A WINDOW ONTO THE WORLD

For me painting is not about finding a style of one’s own but rather a way of engaging with the world. I love how the story of the painting has run in parallel with other creative projects. How one day I find myself running in the painting, how the painting now hangs on our wall in a flat where we only have windows in the ceiling and only see sky and it is like a window onto our neighbouhood, how it has influenced a series of much looser, abstract watercolours, and how its story continues.



Open Studio in CRA, Matadero Madrid, July 2021

In the final two months of the Residency in Matadero Madrid, I was working on a new poetry film with collaborations from friends, artists and poetry filmmakers Sarah Tremlett and Eduardo Yagüe. Inspired by my poem 'La exposción' (The Exhibition), it is an irreverant take on the art world with a childlike viewpoint and the final scene features the Argentinian actor Ignacio Kowalski looking at the painting 'Los Tejados' in a gallery.
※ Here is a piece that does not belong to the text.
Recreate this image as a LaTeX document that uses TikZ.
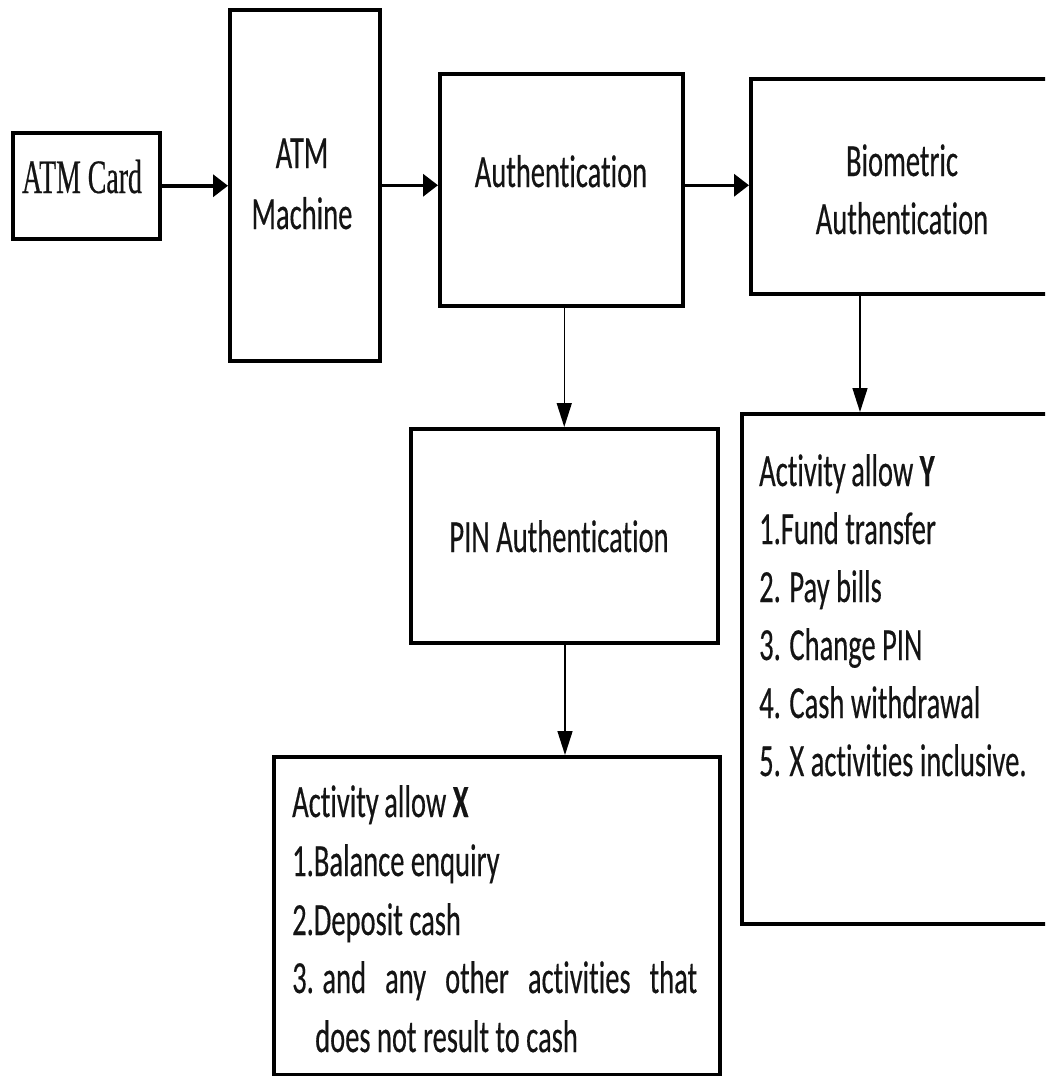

The poetry film 'La exposición' has been submitted to film festivals and has yet to receive its premiere but you can watch the trailer here:



The painting currently hangs beside the piano, so the nearest roof tiles often catch my eye as I'm playing, and if the light is right they draw my eye into their heavy terracota textures that echo the tiles on the apartments further away, and up into the distant trees and towerblocks on the horizon.


UPDATE, 9 MAY 2023

Last Saturday we were in the cinema Artistic Metropol in Madrid watching my film 'La exposición', and the final scene with the wonderful interaction of Ignacio Kowalski with the painting. It's the first time I'd watched it in a cinema and I thought it worked really well.


Jesús Pulpón filming, Madrid, 2022

And last year the Spanish film director Jesús Pulpón asked me and Lilián if we could participate in a film he is working on. We went to Munich for the filming. One thing led to another and he decided to visit us in Madrid and film details of the painting. His film is still a work in progress but I love the fact that my painting is already featured in two films! I've previously had one of my abstract paintings filmed in Shepperton Studios in the UK for an ambient music video. In that case we poured water over the surface and the cameraman played with the reflections and movement. I wonder what further surprises my painting will bring!